Do you have a TEFL Certification? What did you like/dislike about the process? Any good teaching tips or funny classroom encounters?


11 thoughts on “6 Things You Learn From Your TEFL Certification

  1. You’re doing so much more than most auxiliares! Including me!

    I tend to think of English pronunciation as hard, but its grammar is definitely not. In fact, the grammar is quite simple, so I would get frustrated when my students couldn’t remember that the third-person singular needs an “s”. We have to remember all the verb endings, so why can’t they remember 2? 🙂

    • Thanks, Kaley! I’m glad I seem prepared, at least 🙂 — now I just have to hope my school will let me have a hands-on role in the classroom. (That said, I’d like to leave the discipline to the maestras!)

      You’re so right. I hadn’t thought about it like that! We have some weird irregulars in the present and past perfect, like swam/swum, but most of the verb endings are simple. Spelling is another story, though. Why is the number 4 spelled “four,” but we drop the “u” when we spell “forty?” The teacher in my observation class answered that question for a student and followed it with a “Don’t ask me why, I didn’t invent English!” Ah, the mysteries of our language.

  2. Great job preparing for your upcoming year! I did a TEFL before leaving, too, and it is definitely worth the time and effort you put in! You won’t use it a lot in your school, but it is gold for your private lessons. Academies always want TEFL certified people!

    Also, I STILL use the TEFL PPP planning frame to plan lessons as a Spanish/French teacher here in the US. It definitely provides a good structure for lesson planning in general.

    Suerte, chica!

    • Thanks, Elizabeth!

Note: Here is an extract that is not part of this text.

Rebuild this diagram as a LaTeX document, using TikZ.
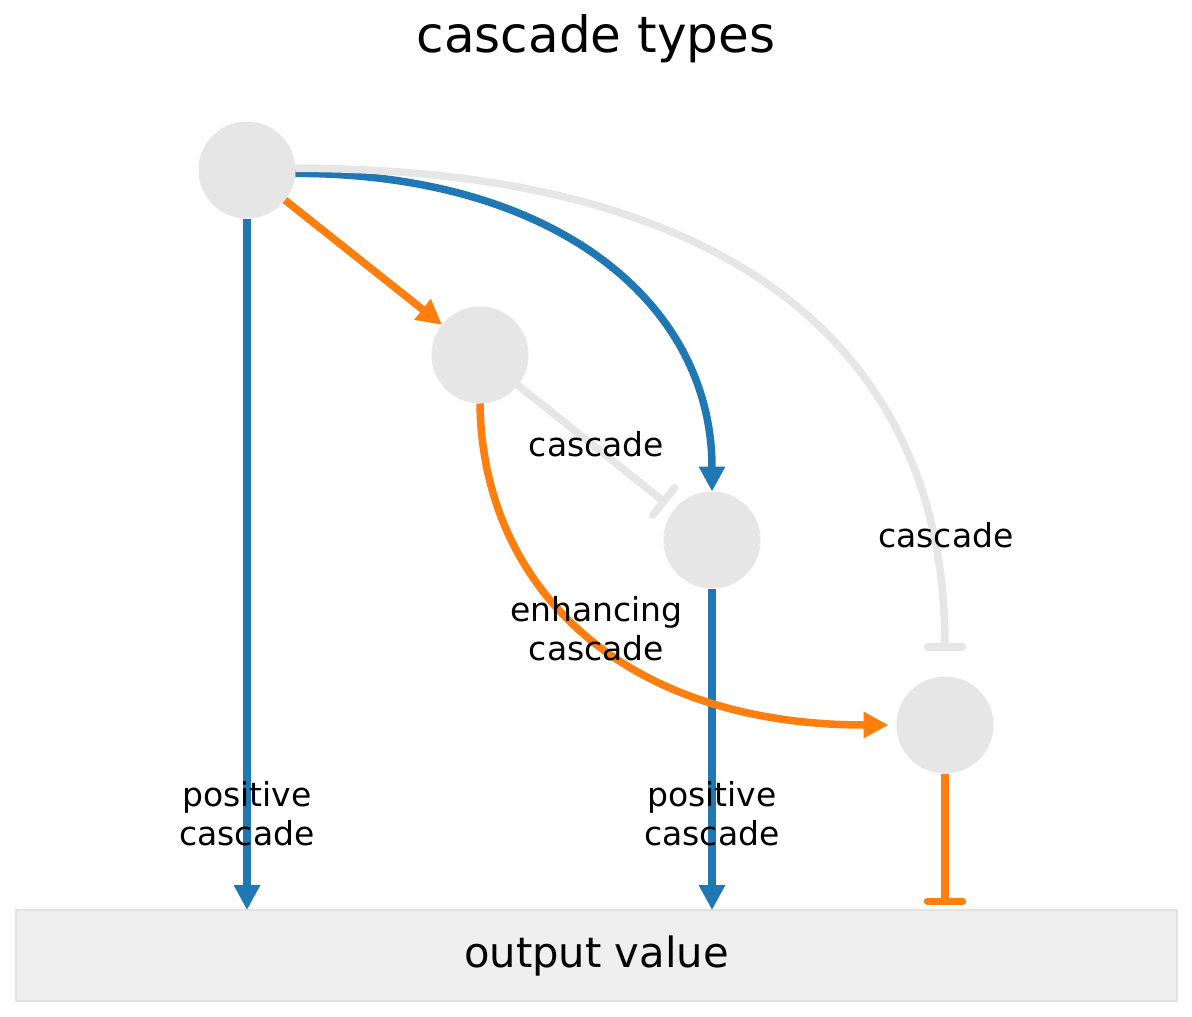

There were times that I doubted whether TEFL was worth it (especially when I was in the death throes of my final thematic unit), but looking back I know it was an excellent experience. Even though I probably won’t use it as much in class like you said, it’s going to be beneficial for private or academy lessons and for my future. The observation sessions were really eye-opening (heh heh) as well.

      PPP lessons are the best! They provide such an accessible and organized approach to language acquisition. It felt so funny learning about them — I quickly realized all my high school teachers had used the PPP format throughout my various Spanish classes.

      I hope you’re adjusting back to life in the States! That must be a hard transition.